● Written request:
Repeat only what lies from the line with "Generate a Python" to the line with "n_last = (len(thresholds)", those two lines included, exactly as it stands; omit any images.

● Information supplied:
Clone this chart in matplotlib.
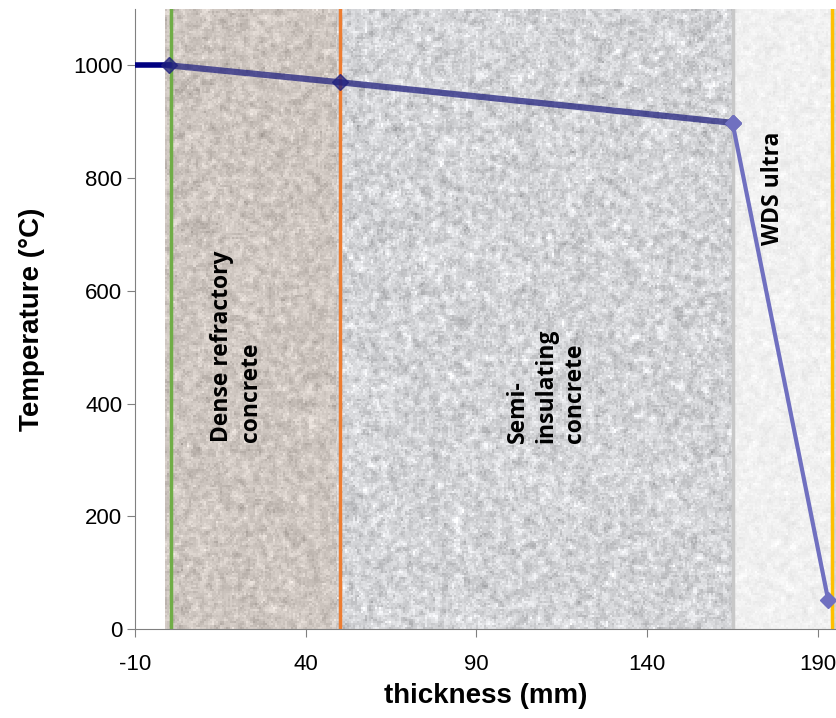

---

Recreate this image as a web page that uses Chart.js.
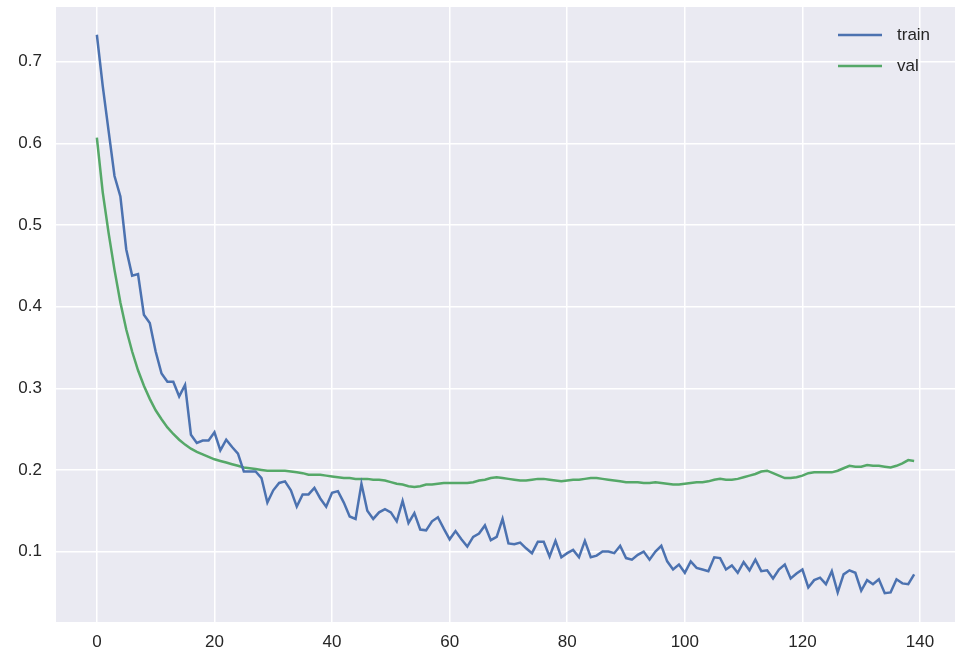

* * *

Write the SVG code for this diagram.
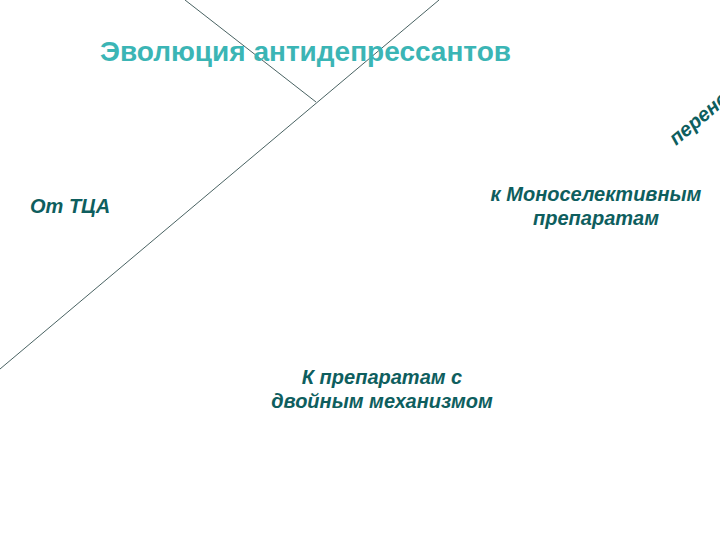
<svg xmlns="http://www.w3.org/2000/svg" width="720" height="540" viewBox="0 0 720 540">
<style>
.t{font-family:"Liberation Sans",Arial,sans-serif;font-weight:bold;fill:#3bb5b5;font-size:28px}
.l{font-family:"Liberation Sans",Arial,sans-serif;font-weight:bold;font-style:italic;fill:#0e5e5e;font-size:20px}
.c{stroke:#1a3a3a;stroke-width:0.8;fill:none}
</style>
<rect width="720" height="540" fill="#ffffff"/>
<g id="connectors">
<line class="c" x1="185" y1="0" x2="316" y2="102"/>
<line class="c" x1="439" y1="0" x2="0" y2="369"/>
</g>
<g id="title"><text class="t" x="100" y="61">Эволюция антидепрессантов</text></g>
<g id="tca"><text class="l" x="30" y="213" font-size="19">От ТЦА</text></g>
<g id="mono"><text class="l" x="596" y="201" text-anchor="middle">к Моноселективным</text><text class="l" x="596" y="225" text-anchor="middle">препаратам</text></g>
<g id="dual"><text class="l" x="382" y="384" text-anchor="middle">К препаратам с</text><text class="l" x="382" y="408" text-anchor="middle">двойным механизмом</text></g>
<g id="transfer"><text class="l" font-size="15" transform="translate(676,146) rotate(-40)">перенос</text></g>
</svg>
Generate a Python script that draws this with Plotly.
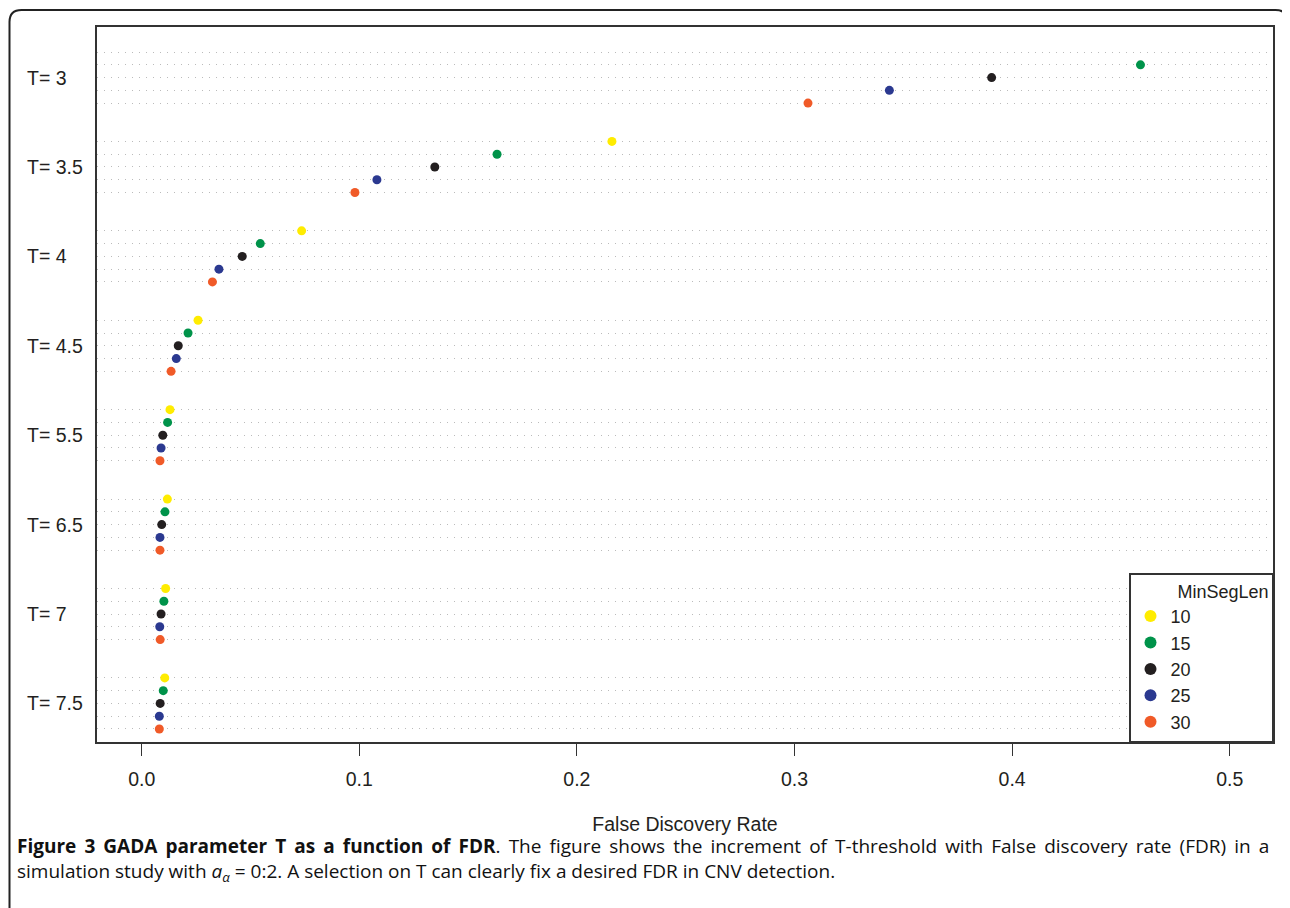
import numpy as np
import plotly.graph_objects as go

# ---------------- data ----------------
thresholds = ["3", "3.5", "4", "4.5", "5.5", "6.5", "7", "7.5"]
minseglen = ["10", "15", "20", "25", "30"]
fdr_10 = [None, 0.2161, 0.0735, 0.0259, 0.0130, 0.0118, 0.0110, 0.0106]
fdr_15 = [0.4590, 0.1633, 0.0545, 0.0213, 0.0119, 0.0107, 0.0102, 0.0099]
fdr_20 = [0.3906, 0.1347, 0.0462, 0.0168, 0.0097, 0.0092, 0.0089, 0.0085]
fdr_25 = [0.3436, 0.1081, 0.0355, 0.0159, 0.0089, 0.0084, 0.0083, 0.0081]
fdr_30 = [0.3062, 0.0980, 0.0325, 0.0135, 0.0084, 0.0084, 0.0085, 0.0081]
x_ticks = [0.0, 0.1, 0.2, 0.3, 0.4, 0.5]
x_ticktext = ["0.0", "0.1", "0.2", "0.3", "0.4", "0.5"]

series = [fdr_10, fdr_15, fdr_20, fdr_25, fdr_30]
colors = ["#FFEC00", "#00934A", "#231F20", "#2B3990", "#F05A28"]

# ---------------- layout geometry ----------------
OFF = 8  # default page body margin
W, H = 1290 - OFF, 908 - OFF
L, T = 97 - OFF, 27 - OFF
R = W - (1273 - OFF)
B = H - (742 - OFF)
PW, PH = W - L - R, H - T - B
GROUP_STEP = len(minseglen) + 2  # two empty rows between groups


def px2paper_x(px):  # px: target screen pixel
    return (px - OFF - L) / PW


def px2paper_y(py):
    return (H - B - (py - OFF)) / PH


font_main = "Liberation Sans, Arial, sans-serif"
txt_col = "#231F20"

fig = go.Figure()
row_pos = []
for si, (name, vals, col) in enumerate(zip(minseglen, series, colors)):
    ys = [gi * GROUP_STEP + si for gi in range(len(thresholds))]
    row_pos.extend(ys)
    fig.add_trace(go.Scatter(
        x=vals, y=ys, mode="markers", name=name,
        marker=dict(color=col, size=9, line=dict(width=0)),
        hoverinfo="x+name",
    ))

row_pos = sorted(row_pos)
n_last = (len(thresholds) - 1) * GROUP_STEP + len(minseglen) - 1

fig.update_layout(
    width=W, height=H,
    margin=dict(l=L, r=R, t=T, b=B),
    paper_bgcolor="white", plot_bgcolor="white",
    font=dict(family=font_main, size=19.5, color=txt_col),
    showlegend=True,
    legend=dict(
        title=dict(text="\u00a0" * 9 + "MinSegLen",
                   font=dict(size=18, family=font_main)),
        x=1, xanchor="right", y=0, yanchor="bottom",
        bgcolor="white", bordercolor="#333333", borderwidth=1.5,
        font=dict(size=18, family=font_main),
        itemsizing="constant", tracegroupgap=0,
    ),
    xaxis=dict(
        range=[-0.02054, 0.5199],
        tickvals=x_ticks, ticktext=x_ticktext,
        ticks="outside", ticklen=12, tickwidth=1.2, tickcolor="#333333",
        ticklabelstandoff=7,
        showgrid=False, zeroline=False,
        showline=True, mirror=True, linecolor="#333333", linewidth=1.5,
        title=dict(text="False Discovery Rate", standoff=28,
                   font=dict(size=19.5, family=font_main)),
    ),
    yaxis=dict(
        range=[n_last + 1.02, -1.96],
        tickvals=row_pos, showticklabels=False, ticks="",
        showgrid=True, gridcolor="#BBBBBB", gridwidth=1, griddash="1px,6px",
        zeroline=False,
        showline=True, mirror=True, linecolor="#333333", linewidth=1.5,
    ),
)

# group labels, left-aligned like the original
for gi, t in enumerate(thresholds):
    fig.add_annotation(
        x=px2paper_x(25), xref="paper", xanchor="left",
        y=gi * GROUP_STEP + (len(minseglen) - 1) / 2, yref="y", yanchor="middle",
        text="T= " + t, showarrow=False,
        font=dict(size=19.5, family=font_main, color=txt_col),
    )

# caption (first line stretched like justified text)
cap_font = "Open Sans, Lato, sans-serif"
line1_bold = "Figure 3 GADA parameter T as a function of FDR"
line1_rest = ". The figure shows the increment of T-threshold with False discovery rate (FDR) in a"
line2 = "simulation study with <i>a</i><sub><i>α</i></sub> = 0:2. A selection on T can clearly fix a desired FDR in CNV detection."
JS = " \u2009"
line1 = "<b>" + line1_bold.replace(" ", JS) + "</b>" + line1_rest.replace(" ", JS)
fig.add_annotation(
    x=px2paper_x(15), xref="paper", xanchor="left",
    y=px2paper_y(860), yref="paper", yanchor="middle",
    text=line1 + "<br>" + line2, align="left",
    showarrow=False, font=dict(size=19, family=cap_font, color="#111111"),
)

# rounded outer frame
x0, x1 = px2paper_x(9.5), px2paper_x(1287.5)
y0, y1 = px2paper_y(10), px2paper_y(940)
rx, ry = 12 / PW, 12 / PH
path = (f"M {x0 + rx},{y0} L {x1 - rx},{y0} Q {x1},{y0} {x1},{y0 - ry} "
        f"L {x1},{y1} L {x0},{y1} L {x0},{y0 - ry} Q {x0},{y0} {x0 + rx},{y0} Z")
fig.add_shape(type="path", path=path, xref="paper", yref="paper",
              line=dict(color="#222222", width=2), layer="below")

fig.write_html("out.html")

● Answer to the exercise:
Generate a Python script that draws this with Plotly.
import numpy as np
import plotly.graph_objects as go

# ---------------- data ----------------
thresholds = ["3", "3.5", "4", "4.5", "5.5", "6.5", "7", "7.5"]
minseglen = ["10", "15", "20", "25", "30"]
fdr_10 = [None, 0.2161, 0.0735, 0.0259, 0.0130, 0.0118, 0.0110, 0.0106]
fdr_15 = [0.4590, 0.1633, 0.0545, 0.0213, 0.0119, 0.0107, 0.0102, 0.0099]
fdr_20 = [0.3906, 0.1347, 0.0462, 0.0168, 0.0097, 0.0092, 0.0089, 0.0085]
fdr_25 = [0.3436, 0.1081, 0.0355, 0.0159, 0.0089, 0.0084, 0.0083, 0.0081]
fdr_30 = [0.3062, 0.0980, 0.0325, 0.0135, 0.0084, 0.0084, 0.0085, 0.0081]
x_ticks = [0.0, 0.1, 0.2, 0.3, 0.4, 0.5]
x_ticktext = ["0.0", "0.1", "0.2", "0.3", "0.4", "0.5"]

series = [fdr_10, fdr_15, fdr_20, fdr_25, fdr_30]
colors = ["#FFEC00", "#00934A", "#231F20", "#2B3990", "#F05A28"]

# ---------------- layout geometry ----------------
OFF = 8  # default page body margin
W, H = 1290 - OFF, 908 - OFF
L, T = 97 - OFF, 27 - OFF
R = W - (1273 - OFF)
B = H - (742 - OFF)
PW, PH = W - L - R, H - T - B
GROUP_STEP = len(minseglen) + 2  # two empty rows between groups


def px2paper_x(px):  # px: target screen pixel
    return (px - OFF - L) / PW


def px2paper_y(py):
    return (H - B - (py - OFF)) / PH


font_main = "Liberation Sans, Arial, sans-serif"
txt_col = "#231F20"

fig = go.Figure()
row_pos = []
for si, (name, vals, col) in enumerate(zip(minseglen, series, colors)):
    ys = [gi * GROUP_STEP + si for gi in range(len(thresholds))]
    row_pos.extend(ys)
    fig.add_trace(go.Scatter(
        x=vals, y=ys, mode="markers", name=name,
        marker=dict(color=col, size=9, line=dict(width=0)),
        hoverinfo="x+name",
    ))

row_pos = sorted(row_pos)
n_last = (len(thresholds) - 1) * GROUP_STEP + len(minseglen) - 1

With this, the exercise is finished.